------ Information provided ------

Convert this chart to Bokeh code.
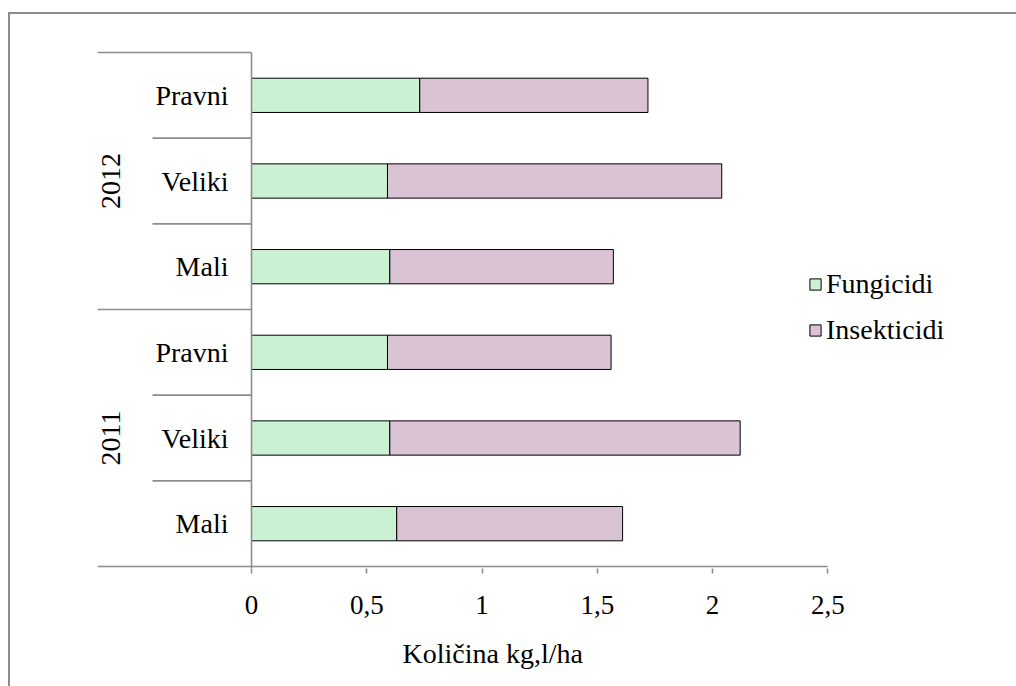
import math
from bokeh.plotting import figure
from bokeh.models import (Range1d, Legend, LegendItem, CustomJSTickFormatter, FixedTicker,
                          Title, ColumnDataSource)
from bokeh.core.properties import value
from bokeh.embed import file_html
from bokeh.resources import INLINE

# ---- data (bottom to top) ----
years = ["2011", "2011", "2011", "2012", "2012", "2012"]
groups = ["Mali", "Veliki", "Pravni", "Mali", "Veliki", "Pravni"]
fungicidi = [0.63, 0.60, 0.59, 0.60, 0.59, 0.73]
insekticidi = [0.98, 1.52, 0.97, 0.97, 1.45, 0.99]
series_names = ["Fungicidi", "Insekticidi"]
x_ticks = [0, 0.5, 1, 1.5, 2, 2.5]
x_title = "Količina kg,l/ha"

# ---- styling ----
FONT = "Liberation Serif"
FS = "28px"
FS_TICK = "27px"
GRAY = "#8c8c8c"
GREEN = "#CBF1D3"
PURPLE = "#D9C3D5"

n = len(groups)
px_per_unit = 230.5
frame_w = 913
frame_h = 518
x_start = -(251 - 97) / px_per_unit
x_end = x_start + frame_w / px_per_unit
band_px = 514 / n
y_pad = 2 / band_px

p = figure(frame_width=frame_w, frame_height=frame_h,
           min_border_left=87, min_border_right=6, min_border_top=36, min_border_bottom=112,
           x_range=Range1d(x_start, x_end), y_range=Range1d(-y_pad, n + y_pad),
           output_backend="svg", toolbar_location=None, y_axis_location=None,
           background_fill_color="white", border_fill_color="white")
p.outline_line_color = None
p.xgrid.visible = False
p.ygrid.visible = False
p.styles = {"margin-left": "8px", "margin-top": "12px",
            "border-left": "2px solid #8c8c8c", "border-top": "2px solid #8c8c8c"}

ys = [i + 0.5 for i in range(n)]
tot = [f + s for f, s in zip(fungicidi, insekticidi)]
src = ColumnDataSource(dict(y=ys, f=fungicidi, tot=tot, zero=[0] * n))

r1 = p.hbar(y="y", left="zero", right="f", height=0.4, source=src,
            fill_color=GREEN, line_color="black", line_width=1)
r2 = p.hbar(y="y", left="f", right="tot", height=0.4, source=src,
            fill_color=PURPLE, line_color="black", line_width=1)

# separators of the category axis
inner_left = -(251 - 152) / px_per_unit
x0s, x1s, yy = [], [], []
for i in range(1, n + 1):
    year_break = (i == n) or (years[i] != years[i - 1])
    x0s.append(x_start if year_break else inner_left)
    x1s.append(0)
    yy.append(i)
p.segment(x0=x0s, y0=yy, x1=x1s, y1=yy, line_color=GRAY, line_width=1.6)
p.segment(x0=[x_start], y0=[0], x1=[x_ticks[-1]], y1=[0], line_color=GRAY, line_width=1.6)
p.segment(x0=[0], y0=[-y_pad], x1=[0], y1=[n], line_color=GRAY, line_width=1.6)

# category labels
lab_x = -(251 - 228) / px_per_unit
p.text(x=[lab_x] * n, y=ys, text=groups, text_align="right", text_baseline="middle",
       text_font=value(FONT), text_font_size=FS, text_color="black")

# year labels
uniq_years = []
for y in years:
    if y not in uniq_years:
        uniq_years.append(y)
year_y = []
for uy in uniq_years:
    idx = [k for k, y in enumerate(years) if y == uy]
    year_y.append(sum(ys[k] for k in idx) / len(idx))
year_x = -(251 - 110) / px_per_unit
p.text(x=[year_x] * len(uniq_years), y=year_y, text=uniq_years, angle=math.pi / 2,
       text_align="center", text_baseline="middle",
       text_font=value(FONT), text_font_size=FS, text_color="black")

# x axis
ax = p.xaxis[0]
ax.ticker = FixedTicker(ticks=x_ticks)
ax.formatter = CustomJSTickFormatter(code="return String(tick).replace('.', ',')")
ax.axis_line_color = None
ax.major_tick_line_color = GRAY
ax.major_tick_line_width = 1.6
ax.major_tick_in = 0
ax.major_tick_out = 5
ax.minor_tick_line_color = None
ax.major_label_text_font = FONT
ax.major_label_text_font_size = FS_TICK
ax.major_label_text_color = "black"
ax.major_label_standoff = 22

t = Title(text=x_title, align="left", offset=305, standoff=39,
          text_font=FONT, text_font_size=FS, text_font_style="normal", text_color="black")
p.add_layout(t, "below")

# legend
legend = Legend(items=[LegendItem(label=series_names[0], renderers=[r1]),
                       LegendItem(label=series_names[1], renderers=[r2])],
                location=(711, 222), orientation="vertical",
                label_text_font=FONT, label_text_font_size=FS, label_text_color="black",
                glyph_width=14, glyph_height=14, label_standoff=4, label_height=30,
                spacing=14, padding=0, margin=0,
                border_line_color=None, background_fill_alpha=0)
p.add_layout(legend, "center")

open("out.html", "w").write(file_html(p, INLINE))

------

▶ [Problem to solve]: Repeat the data exactly, dropping every picture it holds.

▶ [Result of the exercise]:
Convert this chart to Bokeh code.
import math
from bokeh.plotting import figure
from bokeh.models import (Range1d, Legend, LegendItem, CustomJSTickFormatter, FixedTicker,
                          Title, ColumnDataSource)
from bokeh.core.properties import value
from bokeh.embed import file_html
from bokeh.resources import INLINE

# ---- data (bottom to top) ----
years = ["2011", "2011", "2011", "2012", "2012", "2012"]
groups = ["Mali", "Veliki", "Pravni", "Mali", "Veliki", "Pravni"]
fungicidi = [0.63, 0.60, 0.59, 0.60, 0.59, 0.73]
insekticidi = [0.98, 1.52, 0.97, 0.97, 1.45, 0.99]
series_names = ["Fungicidi", "Insekticidi"]
x_ticks = [0, 0.5, 1, 1.5, 2, 2.5]
x_title = "Količina kg,l/ha"

# ---- styling ----
FONT = "Liberation Serif"
FS = "28px"
FS_TICK = "27px"
GRAY = "#8c8c8c"
GREEN = "#CBF1D3"
PURPLE = "#D9C3D5"

n = len(groups)
px_per_unit = 230.5
frame_w = 913
frame_h = 518
x_start = -(251 - 97) / px_per_unit
x_end = x_start + frame_w / px_per_unit
band_px = 514 / n
y_pad = 2 / band_px

p = figure(frame_width=frame_w, frame_height=frame_h,
           min_border_left=87, min_border_right=6, min_border_top=36, min_border_bottom=112,
           x_range=Range1d(x_start, x_end), y_range=Range1d(-y_pad, n + y_pad),
           output_backend="svg", toolbar_location=None, y_axis_location=None,
           background_fill_color="white", border_fill_color="white")
p.outline_line_color = None
p.xgrid.visible = False
p.ygrid.visible = False
p.styles = {"margin-left": "8px", "margin-top": "12px",
            "border-left": "2px solid #8c8c8c", "border-top": "2px solid #8c8c8c"}

ys = [i + 0.5 for i in range(n)]
tot = [f + s for f, s in zip(fungicidi, insekticidi)]
src = ColumnDataSource(dict(y=ys, f=fungicidi, tot=tot, zero=[0] * n))

r1 = p.hbar(y="y", left="zero", right="f", height=0.4, source=src,
            fill_color=GREEN, line_color="black", line_width=1)
r2 = p.hbar(y="y", left="f", right="tot", height=0.4, source=src,
            fill_color=PURPLE, line_color="black", line_width=1)

# separators of the category axis
inner_left = -(251 - 152) / px_per_unit
x0s, x1s, yy = [], [], []
for i in range(1, n + 1):
    year_break = (i == n) or (years[i] != years[i - 1])
    x0s.append(x_start if year_break else inner_left)
    x1s.append(0)
    yy.append(i)
p.segment(x0=x0s, y0=yy, x1=x1s, y1=yy, line_color=GRAY, line_width=1.6)
p.segment(x0=[x_start], y0=[0], x1=[x_ticks[-1]], y1=[0], line_color=GRAY, line_width=1.6)
p.segment(x0=[0], y0=[-y_pad], x1=[0], y1=[n], line_color=GRAY, line_width=1.6)

# category labels
lab_x = -(251 - 228) / px_per_unit
p.text(x=[lab_x] * n, y=ys, text=groups, text_align="right", text_baseline="middle",
       text_font=value(FONT), text_font_size=FS, text_color="black")

# year labels
uniq_years = []
for y in years:
    if y not in uniq_years:
        uniq_years.append(y)
year_y = []
for uy in uniq_years:
    idx = [k for k, y in enumerate(years) if y == uy]
    year_y.append(sum(ys[k] for k in idx) / len(idx))
year_x = -(251 - 110) / px_per_unit
p.text(x=[year_x] * len(uniq_years), y=year_y, text=uniq_years, angle=math.pi / 2,
       text_align="center", text_baseline="middle",
       text_font=value(FONT), text_font_size=FS, text_color="black")

# x axis
ax = p.xaxis[0]
ax.ticker = FixedTicker(ticks=x_ticks)
ax.formatter = CustomJSTickFormatter(code="return String(tick).replace('.', ',')")
ax.axis_line_color = None
ax.major_tick_line_color = GRAY
ax.major_tick_line_width = 1.6
ax.major_tick_in = 0
ax.major_tick_out = 5
ax.minor_tick_line_color = None
ax.major_label_text_font = FONT
ax.major_label_text_font_size = FS_TICK
ax.major_label_text_color = "black"
ax.major_label_standoff = 22

t = Title(text=x_title, align="left", offset=305, standoff=39,
          text_font=FONT, text_font_size=FS, text_font_style="normal", text_color="black")
p.add_layout(t, "below")

# legend
legend = Legend(items=[LegendItem(label=series_names[0], renderers=[r1]),
                       LegendItem(label=series_names[1], renderers=[r2])],
                location=(711, 222), orientation="vertical",
                label_text_font=FONT, label_text_font_size=FS, label_text_color="black",
                glyph_width=14, glyph_height=14, label_standoff=4, label_height=30,
                spacing=14, padding=0, margin=0,
                border_line_color=None, background_fill_alpha=0)
p.add_layout(legend, "center")

open("out.html", "w").write(file_html(p, INLINE))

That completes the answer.